Start of DATA PROVIDED

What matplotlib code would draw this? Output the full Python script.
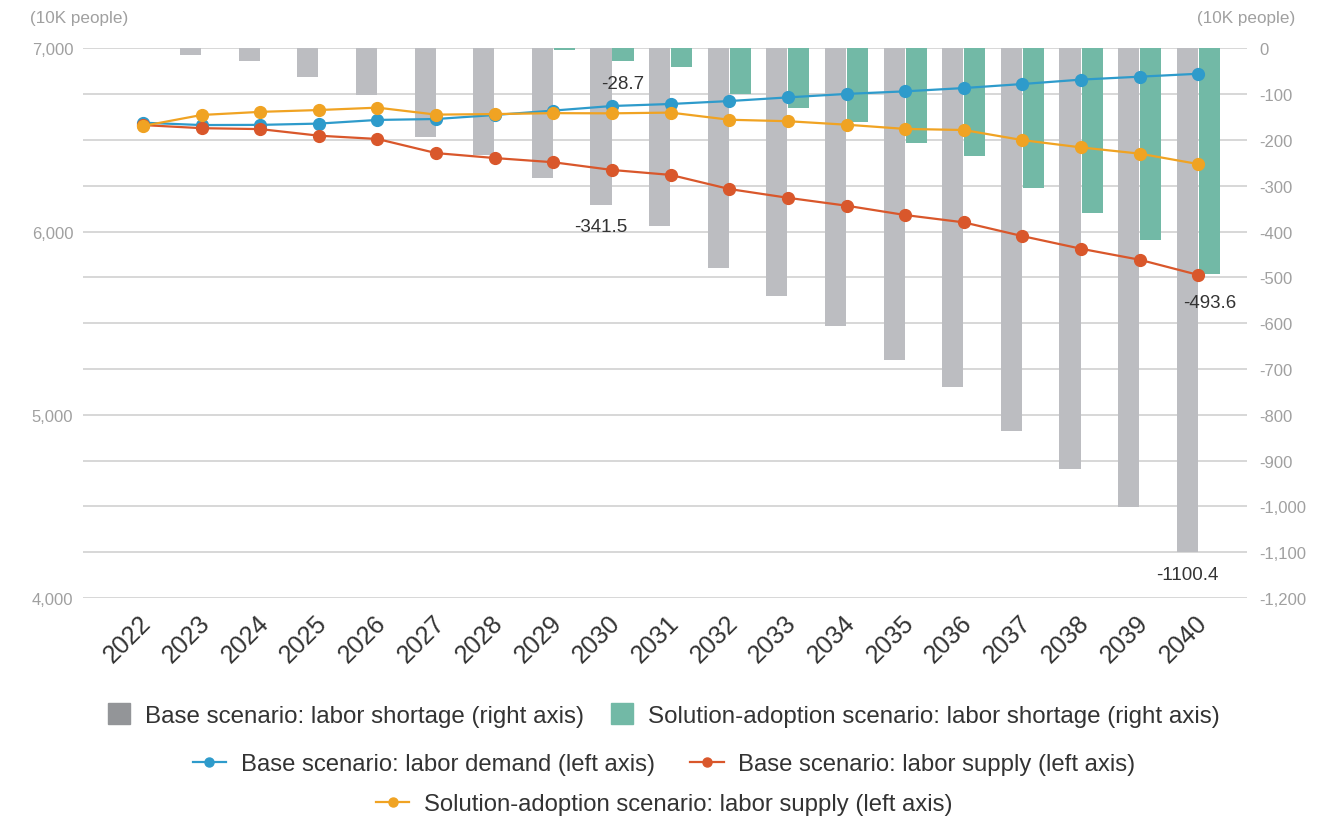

End of DATA PROVIDED
Start of DATA PROVIDED

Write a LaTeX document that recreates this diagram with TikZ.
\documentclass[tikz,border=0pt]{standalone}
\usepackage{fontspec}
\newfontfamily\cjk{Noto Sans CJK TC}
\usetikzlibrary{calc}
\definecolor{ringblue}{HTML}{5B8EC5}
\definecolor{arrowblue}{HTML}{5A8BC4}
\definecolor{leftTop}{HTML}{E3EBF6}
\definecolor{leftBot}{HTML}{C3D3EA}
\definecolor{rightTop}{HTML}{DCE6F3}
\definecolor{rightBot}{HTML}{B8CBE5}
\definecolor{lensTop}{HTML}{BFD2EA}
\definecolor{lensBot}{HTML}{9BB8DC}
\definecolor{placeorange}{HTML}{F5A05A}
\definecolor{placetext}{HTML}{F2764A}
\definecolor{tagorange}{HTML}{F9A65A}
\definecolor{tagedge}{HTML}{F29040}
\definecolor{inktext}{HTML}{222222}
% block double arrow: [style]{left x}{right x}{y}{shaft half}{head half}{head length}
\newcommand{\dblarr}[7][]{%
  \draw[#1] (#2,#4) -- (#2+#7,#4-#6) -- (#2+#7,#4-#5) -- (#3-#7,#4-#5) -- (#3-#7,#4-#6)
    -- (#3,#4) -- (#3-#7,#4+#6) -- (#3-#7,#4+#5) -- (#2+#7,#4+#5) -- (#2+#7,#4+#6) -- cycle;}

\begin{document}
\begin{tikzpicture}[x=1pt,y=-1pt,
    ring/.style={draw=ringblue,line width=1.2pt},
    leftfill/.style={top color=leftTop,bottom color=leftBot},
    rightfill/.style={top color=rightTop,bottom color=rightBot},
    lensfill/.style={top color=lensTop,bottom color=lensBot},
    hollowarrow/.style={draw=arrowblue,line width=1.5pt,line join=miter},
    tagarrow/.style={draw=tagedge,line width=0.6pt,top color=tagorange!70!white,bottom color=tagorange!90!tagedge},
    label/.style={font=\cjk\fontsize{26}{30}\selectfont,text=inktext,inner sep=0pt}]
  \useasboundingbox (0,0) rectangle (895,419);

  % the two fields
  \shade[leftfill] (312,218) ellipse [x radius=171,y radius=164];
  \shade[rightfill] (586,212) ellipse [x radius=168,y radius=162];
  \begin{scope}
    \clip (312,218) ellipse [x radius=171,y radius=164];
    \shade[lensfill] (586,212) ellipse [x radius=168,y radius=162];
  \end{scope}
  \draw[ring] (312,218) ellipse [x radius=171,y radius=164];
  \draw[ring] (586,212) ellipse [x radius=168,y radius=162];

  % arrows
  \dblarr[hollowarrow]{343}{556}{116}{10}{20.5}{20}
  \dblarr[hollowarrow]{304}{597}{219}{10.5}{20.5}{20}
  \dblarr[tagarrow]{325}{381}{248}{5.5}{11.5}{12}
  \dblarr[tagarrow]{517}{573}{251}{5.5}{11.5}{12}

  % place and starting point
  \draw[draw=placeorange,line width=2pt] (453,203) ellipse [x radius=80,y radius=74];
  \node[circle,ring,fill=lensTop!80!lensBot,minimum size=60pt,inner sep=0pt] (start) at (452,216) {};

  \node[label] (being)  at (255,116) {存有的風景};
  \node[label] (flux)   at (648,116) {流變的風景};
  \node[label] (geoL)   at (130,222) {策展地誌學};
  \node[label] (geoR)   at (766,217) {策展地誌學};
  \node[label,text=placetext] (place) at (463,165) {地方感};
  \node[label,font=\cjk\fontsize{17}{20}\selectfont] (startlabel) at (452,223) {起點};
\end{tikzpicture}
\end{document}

End of DATA PROVIDED

Locate the word "this" in the records and collect each line it appears in.

= FINISHED EXERCISE =
What matplotlib code would draw this? Output the full Python script.
Write a LaTeX document that recreates this diagram with TikZ.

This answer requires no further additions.